- WHAT NEEDS TO BE DONE -
Take the lines of the data below from the very first through the line containing "plt.rcParams['font.family'] = ['Lato', 'DejaVu" and output them exactly, pictures excluded.

- SUPPLIED INFORMATION -

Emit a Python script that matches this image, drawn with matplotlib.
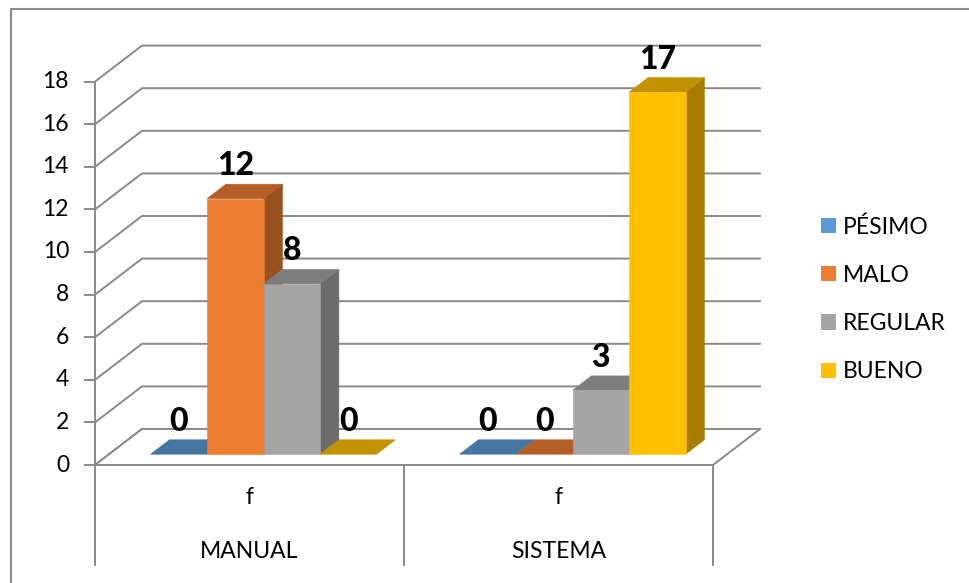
import numpy as np
import matplotlib.pyplot as plt
from matplotlib.patches import Polygon, Patch
from matplotlib.colors import to_rgb

plt.rcParams['font.family'] = ['Lato', 'DejaVu Sans']

# datos
categorias = ['MANUAL', 'SISTEMA']
subetiqueta = 'f'
series = ['PÉSIMO', 'MALO', 'REGULAR', 'BUENO']
pesimo = [0, 0]
malo = [12, 0]
regular = [8, 3]
bueno = [0, 17]
colores = ['#5B9BD5', '#ED7D31', '#A5A5A5', '#FFC000']
yticks = list(range(0, 19, 2))

# disposicion (pixeles)
W, H = 969, 583
X0, Y0 = 95, 465          # esquina frontal izquierda del piso
UX, UY = 309, 21.3        # pixeles por categoria / por unidad
DX, DY = 47 / UX, 36 / UY  # profundidad del piso
Z0, Z1 = 0.3, 0.7          # profundidad de las barras
BW = 56.5 / UX
GRIS = '#898989'
FS = 16.5


def proj(x, y, z):
    return x + z * DX, y + z * DY


def darken(c, f):
    r, g, b = to_rgb(c)
    return (r * f, g * f, b * f)


fig = plt.figure(figsize=(W / 100, H / 100), dpi=100)
ax = fig.add_axes([0, 0, 1, 1])
ax.set_xlim(-X0 / UX, (W - X0) / UX)
ax.set_ylim(-(H - Y0) / UY, Y0 / UY)
ax.axis('off')

ncat = len(categorias)

# lineas de cuadricula (pared lateral y fondo)
for t in yticks:
    pts = [proj(0, t, 0), proj(0, t, 1), proj(ncat, t, 1)]
    ax.plot([p[0] for p in pts], [p[1] for p in pts], color=GRIS, lw=1.4, zorder=1)

# piso
piso = [proj(0, 0, 0), proj(ncat, 0, 0), proj(ncat, 0, 1), proj(0, 0, 1)]
ax.add_patch(Polygon(piso, closed=True, facecolor='white', edgecolor=GRIS, lw=1.4, zorder=2))

# eje vertical y marcas
ax.plot([0, 0], [0, yticks[-1]], color=GRIS, lw=1.4, zorder=3)
for t in yticks:
    ax.plot([-10 / UX, 0], [t, t], color=GRIS, lw=1.4, zorder=3)
    ax.text(-26 / UX, t, str(t), ha='right', va='center', fontsize=FS, color='black')

# tabla de categorias
for i in range(ncat + 1):
    ax.plot([i, i], [0, -100 / UY], color=GRIS, lw=1.4, zorder=3)
for i, cat in enumerate(categorias):
    ax.text(i + 0.5, -33 / UY, subetiqueta, ha='center', va='center', fontsize=FS)
    ax.text(i + 0.5, -86 / UY, cat, ha='center', va='center', fontsize=FS)

# barras 3D
valores = [pesimo, malo, regular, bueno]
inicio = (1 - len(series) * BW) / 2
for i in range(ncat):
    for j, (vals, c) in enumerate(zip(valores, colores)):
        v = vals[i]
        xl = i + inicio + j * BW
        xr = xl + BW
        lado = [proj(xr, 0, Z0), proj(xr, 0, Z1), proj(xr, v, Z1), proj(xr, v, Z0)]
        tapa = [proj(xl, v, Z0), proj(xr, v, Z0), proj(xr, v, Z1), proj(xl, v, Z1)]
        frente = [proj(xl, 0, Z0), proj(xr, 0, Z0), proj(xr, v, Z0), proj(xl, v, Z0)]
        zb = 4 + j
        if v > 0:
            ax.add_patch(Polygon(lado, closed=True, facecolor=darken(c, 0.65),
                                 edgecolor=darken(c, 0.65), lw=0.4, zorder=zb))
        ax.add_patch(Polygon(tapa, closed=True, facecolor=darken(c, 0.76),
                             edgecolor=darken(c, 0.76), lw=0.4, zorder=zb))
        if v > 0:
            ax.add_patch(Polygon(frente, closed=True, facecolor=c,
                                 edgecolor=c, lw=0.4, zorder=zb))
        xc, yc = proj((xl + xr) / 2, v, Z0)
        ax.annotate(str(v), (xc, yc), xytext=(0, 33), textcoords='offset pixels',
                    ha='center', va='center', fontsize=23, fontweight='black', zorder=10)

# borde del grafico
ax.plot([11 / W, 11 / W, 1], [0, 1 - 9 / H, 1 - 9 / H], color='#8c8c8c', lw=1.5,
        transform=ax.transAxes, clip_on=False)

# leyenda
handles = [Patch(facecolor=c, edgecolor='none') for c in colores]
fig.legend(handles, series, loc='upper left', bbox_to_anchor=(821 / W, 1 - 216 / H),
           frameon=False, fontsize=FS, handlelength=0.65, handleheight=0.65,
           handletextpad=0.3, labelspacing=1.19, borderpad=0, borderaxespad=0)

fig.savefig('out.png', dpi=100, facecolor='white')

- THE RESPONSE -
Emit a Python script that matches this image, drawn with matplotlib.
import numpy as np
import matplotlib.pyplot as plt
from matplotlib.patches import Polygon, Patch
from matplotlib.colors import to_rgb

plt.rcParams['font.family'] = ['Lato', 'DejaVu Sans']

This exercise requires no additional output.